4. De Raad komt tot de volgende beoordeling.
4.1.
Artikel 2.6.4, eerste lid, aanhef en onder l, van de Rsa bepaalde ten tijde van belang dat het Zorgkantoor verlening van een netto persoonsgebonden budget weigert indien de verzekerde zich niet heeft gehouden aan bij de verstrekking van een eerder persoonsgebonden budget opgelegde verplichtingen.
4.2.
Tussen partijen is niet in geschil dat appellante niet heeft voldaan aan de verplichting om het pgb over de eerste helft van 2013 tijdig, dat wil zeggen binnen zes weken na het einde van de eerste helft van een kalenderjaar zoals bepaald in artikel 2.6.9, achtste lid, aanhef en onder b, van de Rsa, te verantwoorden. Anders dan appellante meent is dit niet de enige schending van de aan het pgb van 2013 verbonden verplichtingen. Het Zorgkantoor heeft terecht opgemerkt dat ook één van de zorgverleners meer dan 40 uur per week werkzaamheden verrichtte voor appellante, wat in strijd is met het bepaalde in artikel 2.6.9, eerste lid, onder i, van de Rsa. Gelet op het dwingendrechtelijk karakter van artikel 2.6.4, eerste lid, aanhef en onder l, van de Rsa, was het Zorgkantoor daarom verplicht om de verlening van het pgb te weigeren.
4.3.
De beroepsgrond van appellante dat toepassing van artikel 2.6.4, eerste lid, aanhef en onder l, van de Rsa zich niet verdraagt met het in artikel 3:4 van de Algemene Wet Bestuursrecht opgenomen evenredigheidsbeginsel, omdat dit leidt tot een levenslange uitsluiting van een pgb, slaagt niet. Voorop staat dat deze bepaling in het algemeen onverlet laat dat de verzekerde de benodigde zorg in natura kan ontvangen. Dat het voor appellante niet mogelijk is zorg in natura te ontvangen, heeft zij onvoldoende onderbouwd. Ter zitting is bovendien gebleken dat het Zorgkantoor appellante met ingang van mei 2016 opnieuw een pgb heeft verleend.
4.4.
Wat is overwogen in 4.1 tot en met 4.3 betekent dat de aangevallen uitspraak voor bevestiging in aanmerking komt.

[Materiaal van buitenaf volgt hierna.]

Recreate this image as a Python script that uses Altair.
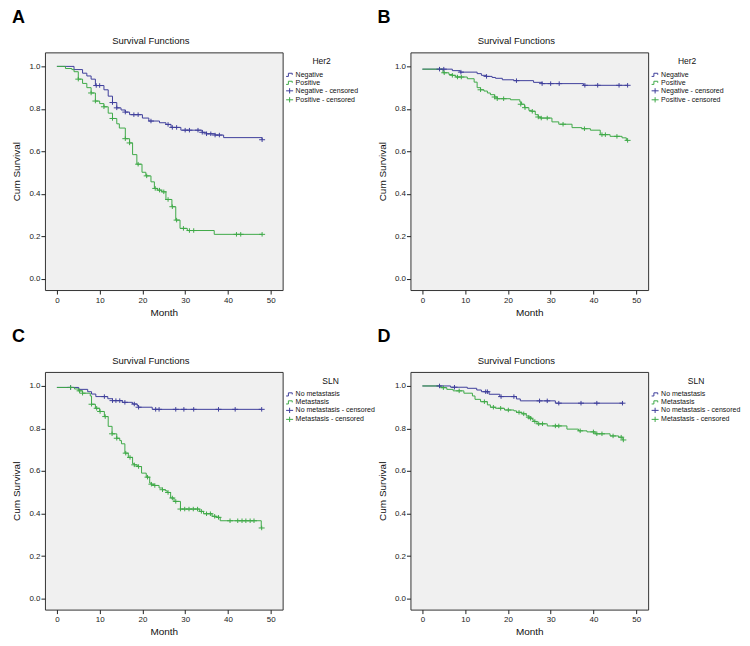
import altair as alt
import pandas as pd

FONT = "Liberation Sans"
BLUE = "#3f3f9c"
GREEN = "#3faa48"

# ---------------- Panel A (Her2) ----------------
a_neg_t = [0, 4, 6, 7, 8, 9, 11, 12, 13, 14, 15, 16, 17, 20, 21.5, 24, 25.5, 26.7, 29, 34, 35, 37, 39, 48]
a_neg_s = [1.0, 0.985, 0.968, 0.955, 0.94, 0.91, 0.89, 0.86, 0.83, 0.805, 0.795, 0.785, 0.773, 0.757, 0.743,
           0.735, 0.727, 0.713, 0.70, 0.69, 0.683, 0.677, 0.665, 0.655]
a_neg_ct = [9.2, 10, 13, 14, 16, 18, 19, 22, 26, 27, 28, 30, 31, 33, 34, 35, 36, 37, 38, 48]
a_neg_cv = [0.91, 0.91, 0.83, 0.805, 0.785, 0.773, 0.773, 0.743, 0.727, 0.713, 0.713, 0.70, 0.70, 0.70, 0.69,
            0.683, 0.683, 0.677, 0.677, 0.655]
a_pos_t = [0, 2, 3.5, 4, 5, 6, 7, 8, 9, 10, 11, 12, 13, 14, 14.6, 16, 17, 17.7, 18.7, 19.9, 20.8, 22, 22.8, 23.5,
           24.5, 25.5, 26.9, 27.8, 28.8, 30.5, 36.8, 48]
a_pos_s = [1.0, 0.99, 0.985, 0.975, 0.94, 0.92, 0.90, 0.875, 0.837, 0.825, 0.81, 0.78, 0.755, 0.73, 0.71, 0.66,
           0.64, 0.585, 0.54, 0.502, 0.485, 0.457, 0.426, 0.418, 0.41, 0.374, 0.34, 0.277, 0.238, 0.228, 0.21, 0.21]
a_pos_ct = [5, 8, 9, 11, 13, 16, 17, 19, 21, 23, 24, 25, 26, 27, 28, 29.6, 31, 32, 42, 43, 48]
a_pos_cv = [0.94, 0.875, 0.837, 0.81, 0.755, 0.66, 0.64, 0.54, 0.485, 0.426, 0.418, 0.41, 0.374, 0.34, 0.277,
            0.238, 0.228, 0.228, 0.21, 0.21, 0.21]

# ---------------- Panel B (Her2) ----------------
b_neg_t = [0, 7, 8.8, 12.8, 13.8, 14.9, 16.3, 17.1, 18.7, 21.4, 26, 28, 37.7, 48]
b_neg_s = [0.987, 0.98, 0.973, 0.966, 0.958, 0.953, 0.948, 0.944, 0.937, 0.933, 0.925, 0.919, 0.911, 0.911]
b_neg_ct = [4, 5, 9, 15, 22, 28, 30, 32, 38, 41, 46, 48]
b_neg_cv = [0.987, 0.987, 0.973, 0.953, 0.933, 0.919, 0.919, 0.919, 0.911, 0.911, 0.911, 0.911]
b_pos_t = [0, 4.8, 6.2, 7, 7.8, 10.5, 12.1, 12.8, 13.6, 14.4, 15.2, 15.9, 16.9, 17.5, 20.6, 22.8, 23.2, 23.9,
           24.9, 25.5, 26.4, 27.1, 27.6, 30.3, 31.9, 35, 37.3, 39.3, 41.6, 43.9, 46.7, 47.7, 48]
b_pos_s = [0.987, 0.97, 0.962, 0.958, 0.95, 0.942, 0.926, 0.90, 0.89, 0.884, 0.875, 0.867, 0.856, 0.848, 0.843,
           0.833, 0.822, 0.806, 0.793, 0.789, 0.773, 0.762, 0.757, 0.739, 0.728, 0.712, 0.707, 0.70, 0.679, 0.671,
           0.664, 0.652, 0.652]
b_pos_ct = [5.1, 7, 8.2, 9.1, 13.6, 16.9, 17.5, 19, 23, 24, 25.7, 27.1, 27.8, 29.2, 32.9, 37.9, 42, 42.8, 45.5, 48]
b_pos_cv = [0.97, 0.958, 0.95, 0.95, 0.89, 0.856, 0.848, 0.848, 0.822, 0.806, 0.789, 0.762, 0.757, 0.757, 0.728,
            0.707, 0.679, 0.679, 0.671, 0.652]

# ---------------- Panel C (SLN) ----------------
c_neg_t = [0, 5.1, 7.2, 8.1, 9.1, 11.9, 13, 15.3, 17.7, 18.8, 19.1, 22.3, 48]
c_neg_s = [0.993, 0.984, 0.973, 0.962, 0.95, 0.94, 0.931, 0.923, 0.915, 0.906, 0.90, 0.89, 0.89]
c_neg_ct = [3.2, 11.1, 13, 13.8, 14.7, 15.9, 18.1, 19.1, 23.1, 23.9, 27.8, 29.7, 32, 37.8, 41.7, 47.9]
c_neg_cv = [0.993, 0.95, 0.931, 0.931, 0.931, 0.923, 0.915, 0.90, 0.89, 0.89, 0.89, 0.89, 0.89, 0.89, 0.89, 0.89]
c_pos_t = [0, 4.1, 5, 6, 7.8, 8.1, 9, 10, 11.1, 12, 12.9, 14, 14.7, 15.1, 15.9, 16.7, 17.7, 18.1, 18.8, 19.8,
           20.9, 21.7, 22.1, 22.7, 23.9, 24.7, 25.4, 25.8, 26.6, 27.4, 28.9, 33.4, 34.3, 36.3, 37.3, 38.2, 47.8, 48]
c_pos_s = [0.993, 0.986, 0.977, 0.966, 0.953, 0.914, 0.895, 0.88, 0.856, 0.81, 0.775, 0.754, 0.743, 0.728,
           0.684, 0.664, 0.634, 0.629, 0.621, 0.59, 0.571, 0.543, 0.538, 0.532, 0.52, 0.512, 0.507, 0.499, 0.473,
           0.457, 0.421, 0.41, 0.399, 0.387, 0.382, 0.366, 0.332, 0.332]
c_pos_ct = [3.2, 5.3, 6, 8.1, 9.3, 10.1, 11.3, 12.9, 14, 16.1, 17.1, 18.1, 19.1, 21.2, 22.1, 22.9, 24.7, 26, 27,
            27.8, 28.9, 29.9, 30.9, 31.9, 32.9, 33.8, 35, 35.9, 36.9, 37.8, 40.5, 42.3, 43.3, 44.2, 45.2, 46.1, 47.9]
c_pos_cv = [0.993, 0.977, 0.966, 0.914, 0.895, 0.88, 0.856, 0.775, 0.754, 0.684, 0.664, 0.629, 0.621, 0.571,
            0.538, 0.532, 0.512, 0.499, 0.473, 0.457, 0.421, 0.421, 0.421, 0.421, 0.421, 0.41, 0.399, 0.399, 0.387,
            0.382, 0.366, 0.366, 0.366, 0.366, 0.366, 0.366, 0.332]

# ---------------- Panel D (SLN) ----------------
d_neg_t = [0, 6.6, 10.5, 12.7, 13.8, 15.6, 18.1, 22, 22.9, 31.1, 47]
d_neg_s = [1.0, 0.994, 0.989, 0.981, 0.973, 0.961, 0.95, 0.939, 0.93, 0.919, 0.919]
d_neg_ct = [4, 7.5, 14.8, 15.2, 18.4, 21.4, 27.4, 29.2, 31.9, 37.1, 40.8, 46.8]
d_neg_cv = [1.0, 0.994, 0.973, 0.973, 0.95, 0.95, 0.93, 0.93, 0.919, 0.919, 0.919, 0.919]
d_pos_t = [0, 4.3, 5.7, 7.2, 9.7, 11.7, 12.3, 13.6, 15.2, 15.9, 17.1, 19.2, 21.4, 22, 23.3, 24.3, 24.9, 25.3,
           25.7, 26.1, 26.8, 29.2, 33.8, 36.5, 38.5, 40.4, 43.9, 45.9, 46.9, 47]
d_pos_s = [1.0, 0.992, 0.984, 0.977, 0.966, 0.953, 0.937, 0.926, 0.911, 0.90, 0.895, 0.887, 0.883, 0.876, 0.869,
           0.859, 0.853, 0.848, 0.84, 0.833, 0.822, 0.812, 0.797, 0.789, 0.784, 0.775, 0.765, 0.759, 0.746, 0.746]
d_pos_ct = [4.9, 8.6, 14.5, 16.6, 18.3, 20.1, 22.6, 23.7, 24.9, 25.3, 26.3, 27.2, 28.1, 31.1, 31.9, 36.9, 40,
            40.8, 42, 44.6, 46.5, 47]
d_pos_cv = [0.992, 0.977, 0.926, 0.90, 0.895, 0.887, 0.876, 0.869, 0.853, 0.848, 0.833, 0.822, 0.822, 0.812,
            0.812, 0.789, 0.784, 0.775, 0.775, 0.765, 0.759, 0.746]

her2_labels = ["Negative", "Positive", "Negative - censored", "Positive - censored"]
sln_labels = ["No metastasis", "Metastasis", "No metastasis - censored", "Metastasis - censored"]
panel_title = "Survival Functions"

x_ticks = [0, 10, 20, 30, 40, 50]
y_ticks = [0.0, 0.2, 0.4, 0.6, 0.8, 1.0]

STEP_PATH = "M-1,0.45H-0.35V-0.45H0.75V0"
PLUS_PATH = "M-1,0H1M0,-0.75V0.75"


def panel(letter, group_title, labels, neg, pos):
    (nt, ns, nct, ncv) = neg
    (pt, ps, pct, pcv) = pos
    lines = pd.concat([
        pd.DataFrame({"month": nt, "surv": ns, "label": labels[0]}),
        pd.DataFrame({"month": pt, "surv": ps, "label": labels[1]}),
    ])
    cens = pd.concat([
        pd.DataFrame({"month": nct, "surv": ncv, "label": labels[2]}),
        pd.DataFrame({"month": pct, "surv": pcv, "label": labels[3]}),
    ])
    x = alt.X("month:Q", scale=alt.Scale(domain=[-2.8, 52.8], nice=False, zero=False),
              axis=alt.Axis(values=x_ticks, title="Month", grid=False, domain=False, tickSize=4,
                            tickColor="#222", labelFontSize=8, labelFont=FONT, labelColor="#222",
                            titleFont=FONT, titleFontSize=10, titleFontWeight="normal", titleColor="#111",
                            labelPadding=2, titlePadding=3))
    y = alt.Y("surv:Q", scale=alt.Scale(domain=[-0.052, 1.066], nice=False, zero=False),
              axis=alt.Axis(values=y_ticks, format=".1f", title="Cum Survival", grid=False, domain=False,
                            tickSize=4, tickColor="#222", labelFontSize=8, labelFont=FONT, labelColor="#222",
                            titleFont=FONT, titleFontSize=10, titleFontWeight="normal", titleColor="#111",
                            labelPadding=1, titlePadding=7))
    line_layer = alt.Chart(lines).mark_line(interpolate="step-after", strokeWidth=1).encode(
        x=x, y=y,
        stroke=alt.Stroke("label:N", scale=alt.Scale(domain=labels[:2], range=[BLUE, GREEN]), legend=None),
        detail="label:N",
    )
    cens_layer = alt.Chart(cens).mark_point(filled=False, strokeWidth=1, size=36, opacity=1).encode(
        x="month:Q", y="surv:Q",
        color=alt.Color("label:N", scale=alt.Scale(domain=labels, range=[BLUE, GREEN, BLUE, GREEN]),
                        legend=alt.Legend(title=group_title, orient="none", legendX=241, legendY=5,
                                          titleFont=FONT, titleFontSize=8.5, titleFontWeight="normal",
                                          titleColor="#111", titleAnchor="middle", titleAlign="center",
                                          labelFont=FONT, labelFontSize=7, labelColor="#111",
                                          symbolSize=49, symbolStrokeWidth=1, rowPadding=-1,
                                          labelOffset=2, padding=0, titlePadding=5)),
        shape=alt.Shape("label:N", scale=alt.Scale(domain=labels,
                                                   range=[STEP_PATH, STEP_PATH, PLUS_PATH, PLUS_PATH])),
    )
    text_df = pd.DataFrame({"t": [letter]})
    letter_layer = alt.Chart(text_df).mark_text(
        font=FONT, fontSize=18, fontWeight="bold", align="left", baseline="top",
        color="#000").encode(x=alt.value(-33), y=alt.value(-43.5), text="t:N")
    title_layer = alt.Chart(pd.DataFrame({"t": [panel_title]})).mark_text(
        font=FONT, fontSize=9.5, align="center", baseline="alphabetic",
        color="#111").encode(x=alt.value(106), y=alt.value(-8), text="t:N")
    return alt.layer(line_layer, cens_layer, letter_layer, title_layer).properties(width=238, height=238)


A = panel("A", "Her2", her2_labels, (a_neg_t, a_neg_s, a_neg_ct, a_neg_cv), (a_pos_t, a_pos_s, a_pos_ct, a_pos_cv))
B = panel("B", "Her2", her2_labels, (b_neg_t, b_neg_s, b_neg_ct, b_neg_cv), (b_pos_t, b_pos_s, b_pos_ct, b_pos_cv))
C = panel("C", "SLN", sln_labels, (c_neg_t, c_neg_s, c_neg_ct, c_neg_cv), (c_pos_t, c_pos_s, c_pos_ct, c_pos_cv))
D = panel("D", "SLN", sln_labels, (d_neg_t, d_neg_s, d_neg_ct, d_neg_cv), (d_pos_t, d_pos_s, d_pos_ct, d_pos_cv))

chart = alt.concat(A, B, C, D, columns=2, spacing={"row": 10, "column": 0}).resolve_scale(
    color="independent", shape="independent", stroke="independent", x="independent", y="independent"
).resolve_legend(color="independent", shape="independent", stroke="independent").properties(
    padding={"left": 3, "top": 0, "right": 0, "bottom": 0}, background="white"
).configure_view(
    fill="#f0f0f0", stroke="#333333", strokeWidth=1
)

chart.save("out.html", embed_options={"renderer": "svg", "actions": False})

5. Voor een veroordeling in de proceskosten bestaat geen aanleiding.

BESLISSING

De Centrale Raad van Beroep bevestigt de aangevallen uitspraak.
Deze uitspraak is gedaan door H.J. de Mooij als voorzitter en L.M. Tobé en N.R. Docter als leden, in tegenwoordigheid van J.R. Trox als griffier. De beslissing is uitgesproken in het openbaar op 1 november 2017.